##### Provided data #####

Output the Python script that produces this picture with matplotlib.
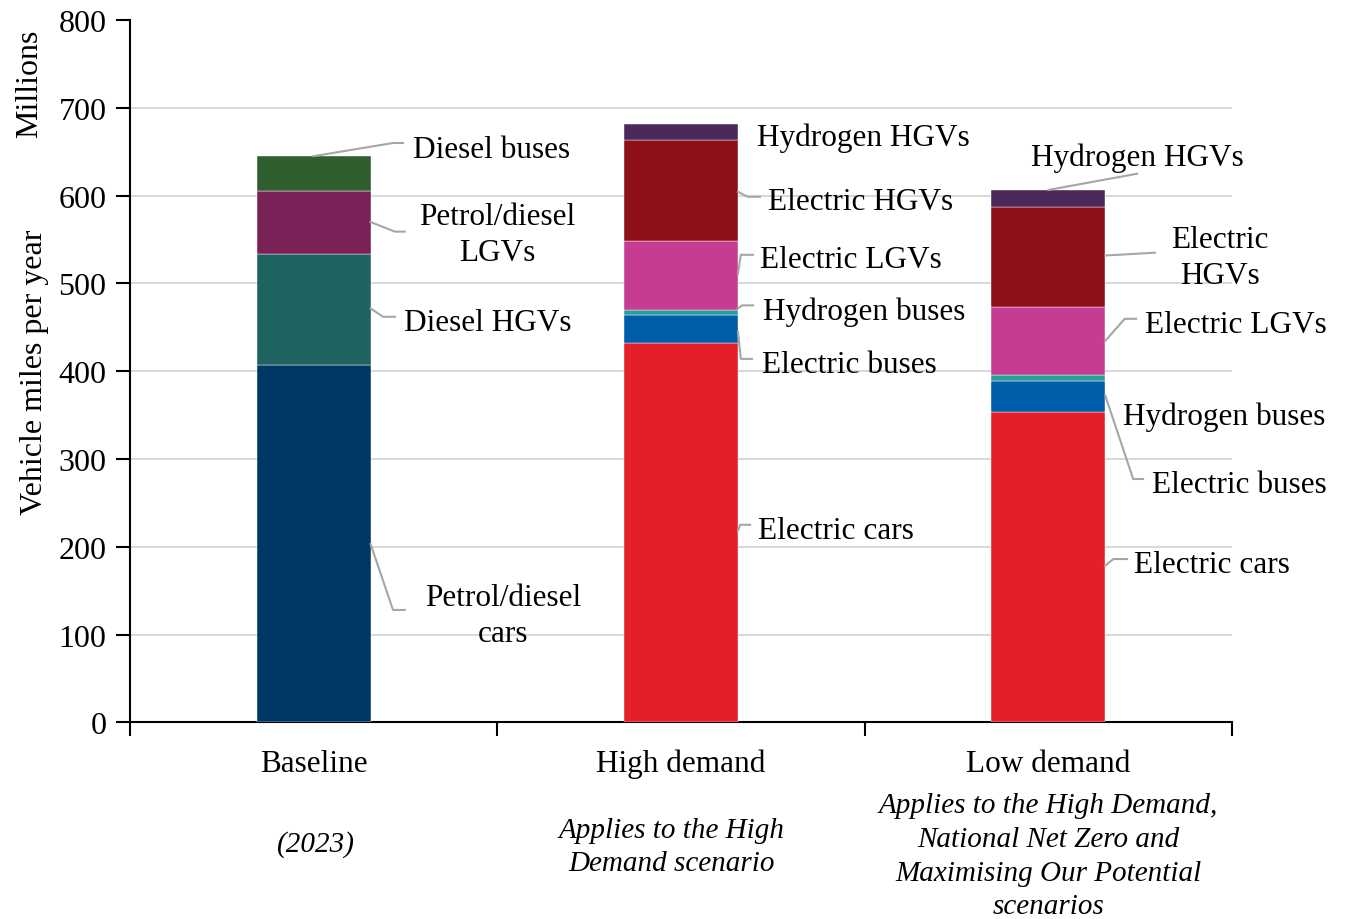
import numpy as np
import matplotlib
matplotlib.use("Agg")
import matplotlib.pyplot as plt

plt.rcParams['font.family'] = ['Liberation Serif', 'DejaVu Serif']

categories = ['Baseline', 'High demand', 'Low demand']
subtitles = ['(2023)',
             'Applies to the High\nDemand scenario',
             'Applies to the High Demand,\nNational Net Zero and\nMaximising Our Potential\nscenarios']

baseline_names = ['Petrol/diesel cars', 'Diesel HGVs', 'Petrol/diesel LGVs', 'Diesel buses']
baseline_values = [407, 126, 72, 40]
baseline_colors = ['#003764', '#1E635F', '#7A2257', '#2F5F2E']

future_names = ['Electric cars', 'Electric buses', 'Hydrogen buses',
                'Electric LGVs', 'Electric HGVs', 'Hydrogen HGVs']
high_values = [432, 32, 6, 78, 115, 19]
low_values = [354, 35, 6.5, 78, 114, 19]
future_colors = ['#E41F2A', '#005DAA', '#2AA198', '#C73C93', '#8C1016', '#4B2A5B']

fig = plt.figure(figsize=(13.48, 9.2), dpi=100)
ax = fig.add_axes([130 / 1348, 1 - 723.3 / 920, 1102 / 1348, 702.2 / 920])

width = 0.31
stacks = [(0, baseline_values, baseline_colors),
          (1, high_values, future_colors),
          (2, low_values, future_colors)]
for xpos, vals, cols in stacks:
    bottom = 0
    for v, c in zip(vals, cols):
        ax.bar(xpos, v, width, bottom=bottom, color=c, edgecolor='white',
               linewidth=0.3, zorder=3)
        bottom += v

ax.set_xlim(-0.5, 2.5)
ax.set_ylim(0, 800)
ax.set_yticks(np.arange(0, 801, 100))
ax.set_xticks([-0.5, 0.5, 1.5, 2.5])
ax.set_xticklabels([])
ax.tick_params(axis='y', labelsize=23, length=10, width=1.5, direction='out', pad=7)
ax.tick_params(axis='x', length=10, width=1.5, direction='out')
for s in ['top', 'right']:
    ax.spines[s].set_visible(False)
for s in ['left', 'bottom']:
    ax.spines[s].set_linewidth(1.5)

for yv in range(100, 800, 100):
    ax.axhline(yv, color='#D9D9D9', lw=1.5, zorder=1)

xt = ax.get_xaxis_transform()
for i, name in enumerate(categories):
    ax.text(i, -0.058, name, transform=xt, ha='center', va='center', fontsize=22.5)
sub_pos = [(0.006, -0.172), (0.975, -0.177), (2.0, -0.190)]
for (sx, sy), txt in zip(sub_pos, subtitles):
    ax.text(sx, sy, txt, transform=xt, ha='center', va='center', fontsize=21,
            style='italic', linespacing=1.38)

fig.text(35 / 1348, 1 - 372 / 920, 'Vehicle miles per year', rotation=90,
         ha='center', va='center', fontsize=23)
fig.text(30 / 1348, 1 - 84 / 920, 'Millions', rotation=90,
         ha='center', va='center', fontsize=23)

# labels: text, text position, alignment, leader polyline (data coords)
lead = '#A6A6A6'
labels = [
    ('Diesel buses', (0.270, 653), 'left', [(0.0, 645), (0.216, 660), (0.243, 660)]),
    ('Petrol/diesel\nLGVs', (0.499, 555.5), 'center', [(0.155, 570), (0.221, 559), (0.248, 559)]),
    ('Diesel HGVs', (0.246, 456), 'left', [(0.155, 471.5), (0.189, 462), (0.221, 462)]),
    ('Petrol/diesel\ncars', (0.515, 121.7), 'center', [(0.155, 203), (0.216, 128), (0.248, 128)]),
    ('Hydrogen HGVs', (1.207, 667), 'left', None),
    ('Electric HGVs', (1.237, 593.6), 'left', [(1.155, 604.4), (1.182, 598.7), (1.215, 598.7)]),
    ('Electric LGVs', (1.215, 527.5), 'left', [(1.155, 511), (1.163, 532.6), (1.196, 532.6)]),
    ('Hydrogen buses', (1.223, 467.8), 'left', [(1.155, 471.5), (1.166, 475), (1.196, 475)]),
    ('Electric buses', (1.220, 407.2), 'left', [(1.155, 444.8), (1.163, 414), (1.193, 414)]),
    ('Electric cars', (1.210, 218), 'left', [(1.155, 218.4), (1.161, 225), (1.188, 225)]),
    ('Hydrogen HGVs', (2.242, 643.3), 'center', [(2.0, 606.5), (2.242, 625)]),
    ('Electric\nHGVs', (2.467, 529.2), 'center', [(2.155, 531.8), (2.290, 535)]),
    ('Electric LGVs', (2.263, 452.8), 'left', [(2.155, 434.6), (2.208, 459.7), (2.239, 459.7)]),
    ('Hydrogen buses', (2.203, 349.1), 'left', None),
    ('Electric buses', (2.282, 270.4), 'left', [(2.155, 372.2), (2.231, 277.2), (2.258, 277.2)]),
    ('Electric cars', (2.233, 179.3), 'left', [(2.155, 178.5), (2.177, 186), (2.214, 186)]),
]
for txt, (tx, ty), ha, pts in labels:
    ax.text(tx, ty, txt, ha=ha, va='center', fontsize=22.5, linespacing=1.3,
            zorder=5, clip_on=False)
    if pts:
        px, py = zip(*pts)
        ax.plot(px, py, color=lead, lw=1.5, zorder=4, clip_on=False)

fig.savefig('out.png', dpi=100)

#####

What you are asked to do :: Copy the listing in full and without alteration, omitting every picture.

Answer to this problem ::
Output the Python script that produces this picture with matplotlib.
import numpy as np
import matplotlib
matplotlib.use("Agg")
import matplotlib.pyplot as plt

plt.rcParams['font.family'] = ['Liberation Serif', 'DejaVu Serif']

categories = ['Baseline', 'High demand', 'Low demand']
subtitles = ['(2023)',
             'Applies to the High\nDemand scenario',
             'Applies to the High Demand,\nNational Net Zero and\nMaximising Our Potential\nscenarios']

baseline_names = ['Petrol/diesel cars', 'Diesel HGVs', 'Petrol/diesel LGVs', 'Diesel buses']
baseline_values = [407, 126, 72, 40]
baseline_colors = ['#003764', '#1E635F', '#7A2257', '#2F5F2E']

future_names = ['Electric cars', 'Electric buses', 'Hydrogen buses',
                'Electric LGVs', 'Electric HGVs', 'Hydrogen HGVs']
high_values = [432, 32, 6, 78, 115, 19]
low_values = [354, 35, 6.5, 78, 114, 19]
future_colors = ['#E41F2A', '#005DAA', '#2AA198', '#C73C93', '#8C1016', '#4B2A5B']

fig = plt.figure(figsize=(13.48, 9.2), dpi=100)
ax = fig.add_axes([130 / 1348, 1 - 723.3 / 920, 1102 / 1348, 702.2 / 920])

width = 0.31
stacks = [(0, baseline_values, baseline_colors),
          (1, high_values, future_colors),
          (2, low_values, future_colors)]
for xpos, vals, cols in stacks:
    bottom = 0
    for v, c in zip(vals, cols):
        ax.bar(xpos, v, width, bottom=bottom, color=c, edgecolor='white',
               linewidth=0.3, zorder=3)
        bottom += v

ax.set_xlim(-0.5, 2.5)
ax.set_ylim(0, 800)
ax.set_yticks(np.arange(0, 801, 100))
ax.set_xticks([-0.5, 0.5, 1.5, 2.5])
ax.set_xticklabels([])
ax.tick_params(axis='y', labelsize=23, length=10, width=1.5, direction='out', pad=7)
ax.tick_params(axis='x', length=10, width=1.5, direction='out')
for s in ['top', 'right']:
    ax.spines[s].set_visible(False)
for s in ['left', 'bottom']:
    ax.spines[s].set_linewidth(1.5)

for yv in range(100, 800, 100):
    ax.axhline(yv, color='#D9D9D9', lw=1.5, zorder=1)

xt = ax.get_xaxis_transform()
for i, name in enumerate(categories):
    ax.text(i, -0.058, name, transform=xt, ha='center', va='center', fontsize=22.5)
sub_pos = [(0.006, -0.172), (0.975, -0.177), (2.0, -0.190)]
for (sx, sy), txt in zip(sub_pos, subtitles):
    ax.text(sx, sy, txt, transform=xt, ha='center', va='center', fontsize=21,
            style='italic', linespacing=1.38)

fig.text(35 / 1348, 1 - 372 / 920, 'Vehicle miles per year', rotation=90,
         ha='center', va='center', fontsize=23)
fig.text(30 / 1348, 1 - 84 / 920, 'Millions', rotation=90,
         ha='center', va='center', fontsize=23)

# labels: text, text position, alignment, leader polyline (data coords)
lead = '#A6A6A6'
labels = [
    ('Diesel buses', (0.270, 653), 'left', [(0.0, 645), (0.216, 660), (0.243, 660)]),
    ('Petrol/diesel\nLGVs', (0.499, 555.5), 'center', [(0.155, 570), (0.221, 559), (0.248, 559)]),
    ('Diesel HGVs', (0.246, 456), 'left', [(0.155, 471.5), (0.189, 462), (0.221, 462)]),
    ('Petrol/diesel\ncars', (0.515, 121.7), 'center', [(0.155, 203), (0.216, 128), (0.248, 128)]),
    ('Hydrogen HGVs', (1.207, 667), 'left', None),
    ('Electric HGVs', (1.237, 593.6), 'left', [(1.155, 604.4), (1.182, 598.7), (1.215, 598.7)]),
    ('Electric LGVs', (1.215, 527.5), 'left', [(1.155, 511), (1.163, 532.6), (1.196, 532.6)]),
    ('Hydrogen buses', (1.223, 467.8), 'left', [(1.155, 471.5), (1.166, 475), (1.196, 475)]),
    ('Electric buses', (1.220, 407.2), 'left', [(1.155, 444.8), (1.163, 414), (1.193, 414)]),
    ('Electric cars', (1.210, 218), 'left', [(1.155, 218.4), (1.161, 225), (1.188, 225)]),
    ('Hydrogen HGVs', (2.242, 643.3), 'center', [(2.0, 606.5), (2.242, 625)]),
    ('Electric\nHGVs', (2.467, 529.2), 'center', [(2.155, 531.8), (2.290, 535)]),
    ('Electric LGVs', (2.263, 452.8), 'left', [(2.155, 434.6), (2.208, 459.7), (2.239, 459.7)]),
    ('Hydrogen buses', (2.203, 349.1), 'left', None),
    ('Electric buses', (2.282, 270.4), 'left', [(2.155, 372.2), (2.231, 277.2), (2.258, 277.2)]),
    ('Electric cars', (2.233, 179.3), 'left', [(2.155, 178.5), (2.177, 186), (2.214, 186)]),
]
for txt, (tx, ty), ha, pts in labels:
    ax.text(tx, ty, txt, ha=ha, va='center', fontsize=22.5, linespacing=1.3,
            zorder=5, clip_on=False)
    if pts:
        px, py = zip(*pts)
        ax.plot(px, py, color=lead, lw=1.5, zorder=4, clip_on=False)

fig.savefig('out.png', dpi=100)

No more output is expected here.